Britain has emerged from recession – but only just – and the recovery will be slow and uneven.
The next Government needs urban policies which address the different needs of the UK’s biggest cities (like Greater London and the City Regions of Manchester, Birmingham, and Leeds), our struggling cities (e.g. Doncaster, Stoke and Barnsley) and buoyant cities (including Cambridge, Reading, Milton Keynes and Brighton).
We’ve been gathering your feedback since we launched our initial manifesto ideas in the autumn. Here we set out our key policy recommendations for the next Government. We want to know what you think – and what your alternative ideas might be.
Cities need to be given more freedom over their economic future, and the financial flexibility to make their own decisions. More financial freedom would give cities the incentives to create the conditions for businesses to grow and create jobs, and to improve public spending efficiency. Relocalising the business rate should be the first step.
Elected Metro Mayors for Britain’s major cities
Britain’s biggest cities should be leading the recovery – but they don’t have enough powers over their own economies to do so. The three biggest City Regions outside London – Greater Manchester, Birmingham and Leeds – should be able to elect ‘Metro Mayors’ with real tax-and-spend powers. Metro Mayors would energise voters, be highly visible and accountable, and would have a direct personal mandate to take tough decisions on local tax and spending, and on infrastructure.
Financial incentives for growth in buoyant cities
Some of our most dynamic cities don’t have enough incentives to pursue strong growth. Cities which are economically strong would be encouraged to grow by having control over the business rate. They should be financially incentivised to build the houses that growing labour markets demand.

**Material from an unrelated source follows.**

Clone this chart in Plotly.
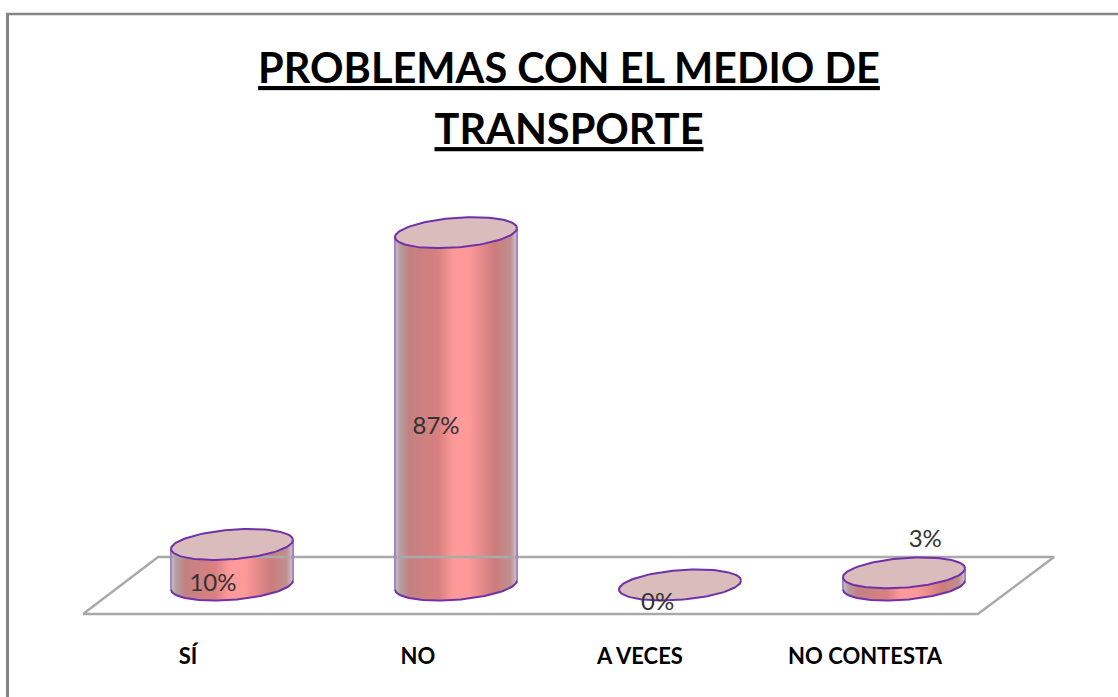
import numpy as np
import plotly.graph_objects as go

categories = ["SÍ", "NO", "A VECES", "NO CONTESTA"]
values = [10, 87, 0, 3]
value_labels = ["10%", "87%", "0%", "3%"]
tick_positions = [-0.196, 0.83, 1.821, 2.826]
label_x = [-0.085, 0.911, 1.90, 3.095]
label_y = [0.0, 38.8, -4.8, 10.9]
title_lines = ["PROBLEMAS CON EL MEDIO DE", "TRANSPORTE"]

W, H = 1118, 697
PLOT_BOTTOM = 641
PX_X = 224.0
PX_Y = 4.05
X0 = 232.0
Y0 = 585.0
A = 61 / PX_X
B = 14.8 / PX_Y
K = 4.5 / PX_Y
STRIPS = 122

GRAD_POS = [0, 0.04, 0.12, 0.36, 0.48, 0.6, 0.82, 0.95, 1]
GRAD_COL = [(208, 192, 202), (182, 160, 160), (196, 128, 128), (218, 128, 128), (255, 154, 154),
            (255, 154, 154), (204, 124, 124), (190, 145, 145), (216, 200, 200)]


def gradient(f):
    rgb = [np.interp(f, GRAD_POS, [c[i] for c in GRAD_COL]) for i in range(3)]
    return "rgb(%d,%d,%d)" % tuple(int(v) for v in rgb)


def ellipse(cx, cy, t):
    return cx + A * np.cos(t), cy + B * np.sin(t) + K * np.cos(t)


fig = go.Figure()
FLOOR = dict(x=[-0.665, 3.330, 3.670, -0.330, -0.665], y=[-7.16, -7.16, 6.91, 6.91, -7.16])
fig.add_trace(go.Scatter(x=FLOOR["x"], y=FLOOR["y"], mode="lines", line=dict(color="#a9a9a9", width=2.5),
                         hoverinfo="skip", showlegend=False))

fracs = (np.arange(STRIPS) + 0.5) / STRIPS
for i, v in enumerate(values):
    xs = i - A + 2 * A * fracs
    u = (xs - i) / A
    # lower arc of the base ellipse under each strip
    t = np.arctan2(-np.sqrt(1 - u ** 2), u)
    _, low = ellipse(i, 0.0, t)
    fig.add_trace(go.Bar(x=xs, y=v - low, base=low, width=2 * A / STRIPS,
                         marker=dict(color=[gradient(f) for f in fracs], line=dict(width=0)),
                         hoverinfo="skip", showlegend=False))
    if v > 0:
        # sides
        for sx, sk in ((-A, -K), (A, K)):
            fig.add_trace(go.Scatter(x=[i + sx, i + sx], y=[sk, v + sk], mode="lines",
                                     line=dict(color="#a583cc", width=2), hoverinfo="skip", showlegend=False))
        tt = np.linspace(np.pi, 2 * np.pi, 60)
        ax, ay = ellipse(i, 0.0, tt)
        fig.add_trace(go.Scatter(x=ax, y=ay, mode="lines", line=dict(color="#7030a8", width=2),
                                 hoverinfo="skip", showlegend=False))
    tt = np.linspace(0, 2 * np.pi, 120)
    ex, ey = ellipse(i, v, tt)
    fig.add_trace(go.Scatter(x=ex, y=ey, mode="lines", fill="toself", fillcolor="#dabcbc",
                             line=dict(color="#7030a8", width=2), hoverinfo="skip", showlegend=False))

fig.add_trace(go.Scatter(x=label_x, y=label_y, mode="text", text=value_labels,
                         textfont=dict(family="Lato", size=24, color="#333333"),
                         textposition="middle center", hoverinfo="skip", showlegend=False))

title_text = "<br>".join('<span style="font-size:41.5px">%s</span>' % s for s in title_lines)

fig.update_layout(
    width=W, height=H, margin=dict(l=0, r=0, t=0, b=H - PLOT_BOTTOM, autoexpand=False),
    paper_bgcolor="white", plot_bgcolor="white", barmode="overlay", bargap=0,
    title=dict(text=title_text, x=569 / W, xanchor="center", xref="paper", y=1 - 83 / H, yanchor="bottom",
               font=dict(family="Lato", size=47, color="black", weight="bold", lineposition="under")),
    xaxis=dict(range=[-X0 / PX_X, (W - X0) / PX_X], tickmode="array", tickvals=tick_positions, ticktext=categories,
               ticks="", showgrid=False, zeroline=False, showline=False,
               tickfont=dict(family="Lato", size=22, color="black", weight="bold")),
    yaxis=dict(range=[(Y0 - PLOT_BOTTOM) / PX_Y, Y0 / PX_Y], visible=False, showgrid=False, zeroline=False),
    shapes=[
        dict(type="line", xref="paper", yref="paper", x0=7.5 / W, x1=7.5 / W, y0=-1, y1=1 - 14 / PLOT_BOTTOM,
             line=dict(color="#858585", width=3)),
        dict(type="line", xref="paper", yref="paper", x0=6 / W, x1=1, y0=1 - 14 / PLOT_BOTTOM, y1=1 - 14 / PLOT_BOTTOM,
             line=dict(color="#858585", width=2.5)),
    ],
)
fig.write_html("out.html", post_script="document.body.style.margin='0';", config=dict(displayModeBar=False))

A new approach for cities in decline
Cities like Doncaster, Stoke, Hull, Hastings and Burnley have been in long-term decline for many years, and have fallen further behind in the recession. The next Government should make struggling cities a policy priority. An Urban Taskforce should be established to take a fresh look at the medium-term economic prospects for cities struggling to recover from industrial decline, and to recommend a new approach to urban regeneration.